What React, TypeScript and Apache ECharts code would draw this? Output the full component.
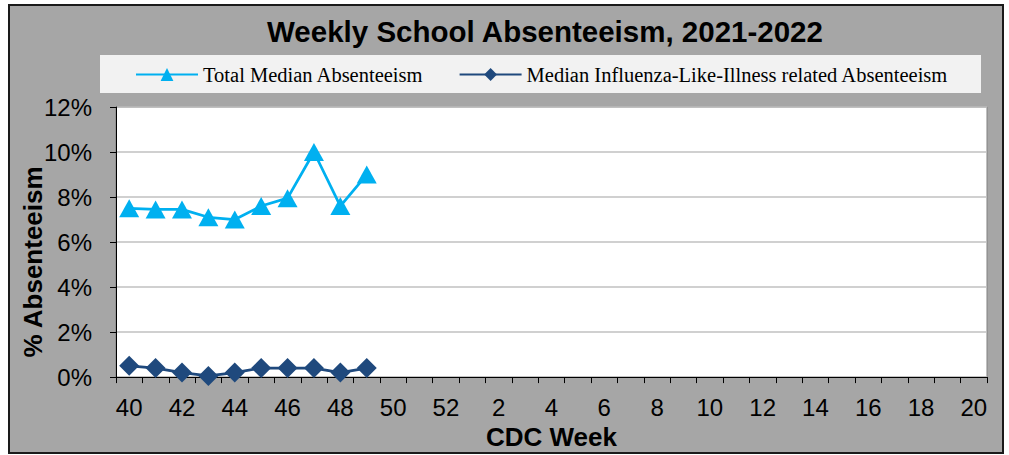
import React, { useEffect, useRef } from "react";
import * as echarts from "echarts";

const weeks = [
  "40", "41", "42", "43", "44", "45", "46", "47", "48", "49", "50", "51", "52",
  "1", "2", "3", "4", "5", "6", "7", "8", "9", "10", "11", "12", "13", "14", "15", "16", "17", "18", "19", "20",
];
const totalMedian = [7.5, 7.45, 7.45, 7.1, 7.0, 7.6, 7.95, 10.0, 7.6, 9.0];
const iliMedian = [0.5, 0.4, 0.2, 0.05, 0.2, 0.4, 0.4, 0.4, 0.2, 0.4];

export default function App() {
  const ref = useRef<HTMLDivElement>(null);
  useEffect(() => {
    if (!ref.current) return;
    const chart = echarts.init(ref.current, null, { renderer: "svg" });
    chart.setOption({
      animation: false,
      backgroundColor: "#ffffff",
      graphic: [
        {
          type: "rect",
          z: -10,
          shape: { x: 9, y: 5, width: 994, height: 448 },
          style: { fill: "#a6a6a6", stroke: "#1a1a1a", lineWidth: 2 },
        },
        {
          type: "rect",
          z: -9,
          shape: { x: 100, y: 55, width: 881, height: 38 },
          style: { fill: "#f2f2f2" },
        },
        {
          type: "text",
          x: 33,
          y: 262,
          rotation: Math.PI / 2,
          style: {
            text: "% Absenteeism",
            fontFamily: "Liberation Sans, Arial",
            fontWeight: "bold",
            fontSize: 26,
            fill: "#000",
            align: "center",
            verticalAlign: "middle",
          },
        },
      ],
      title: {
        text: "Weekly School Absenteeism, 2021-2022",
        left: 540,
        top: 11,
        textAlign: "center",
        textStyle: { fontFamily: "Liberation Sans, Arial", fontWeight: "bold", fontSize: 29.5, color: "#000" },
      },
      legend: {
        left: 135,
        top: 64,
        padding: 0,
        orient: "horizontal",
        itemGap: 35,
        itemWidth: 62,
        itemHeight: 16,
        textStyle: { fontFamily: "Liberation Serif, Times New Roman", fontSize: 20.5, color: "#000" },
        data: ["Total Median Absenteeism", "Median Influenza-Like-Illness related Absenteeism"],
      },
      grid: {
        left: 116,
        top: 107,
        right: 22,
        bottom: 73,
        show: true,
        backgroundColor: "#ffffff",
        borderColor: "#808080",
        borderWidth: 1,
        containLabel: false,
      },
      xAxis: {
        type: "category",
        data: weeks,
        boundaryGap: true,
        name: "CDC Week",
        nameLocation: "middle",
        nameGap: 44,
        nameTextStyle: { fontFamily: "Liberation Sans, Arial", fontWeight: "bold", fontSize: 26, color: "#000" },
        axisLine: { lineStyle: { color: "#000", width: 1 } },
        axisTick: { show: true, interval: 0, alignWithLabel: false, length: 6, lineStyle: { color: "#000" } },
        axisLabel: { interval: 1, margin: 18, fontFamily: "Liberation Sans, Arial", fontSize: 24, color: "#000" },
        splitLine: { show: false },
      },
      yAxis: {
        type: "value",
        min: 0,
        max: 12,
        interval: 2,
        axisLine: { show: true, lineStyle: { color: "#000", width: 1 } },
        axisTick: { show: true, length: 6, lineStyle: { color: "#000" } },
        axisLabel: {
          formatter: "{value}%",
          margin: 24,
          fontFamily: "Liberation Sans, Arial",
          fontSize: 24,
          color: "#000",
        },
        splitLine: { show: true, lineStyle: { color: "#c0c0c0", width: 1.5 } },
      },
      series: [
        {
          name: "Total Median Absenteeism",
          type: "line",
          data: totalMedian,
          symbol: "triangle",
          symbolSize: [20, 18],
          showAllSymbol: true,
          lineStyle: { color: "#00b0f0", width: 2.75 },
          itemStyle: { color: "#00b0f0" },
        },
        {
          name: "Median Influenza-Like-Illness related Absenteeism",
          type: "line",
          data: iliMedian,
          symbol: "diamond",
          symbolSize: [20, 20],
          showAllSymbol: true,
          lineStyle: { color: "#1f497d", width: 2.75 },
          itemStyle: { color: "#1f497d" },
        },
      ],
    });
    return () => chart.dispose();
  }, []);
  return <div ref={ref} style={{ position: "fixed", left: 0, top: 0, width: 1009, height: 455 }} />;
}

== == ==

Your task is to return the lines above, from the first one up to and including the line containing "0.4, 0.2, 0.4];", minus any pictures.

#### FINISHED EXERCISE:
What React, TypeScript and Apache ECharts code would draw this? Output the full component.
import React, { useEffect, useRef } from "react";
import * as echarts from "echarts";

const weeks = [
  "40", "41", "42", "43", "44", "45", "46", "47", "48", "49", "50", "51", "52",
  "1", "2", "3", "4", "5", "6", "7", "8", "9", "10", "11", "12", "13", "14", "15", "16", "17", "18", "19", "20",
];
const totalMedian = [7.5, 7.45, 7.45, 7.1, 7.0, 7.6, 7.95, 10.0, 7.6, 9.0];
const iliMedian = [0.5, 0.4, 0.2, 0.05, 0.2, 0.4, 0.4, 0.4, 0.2, 0.4];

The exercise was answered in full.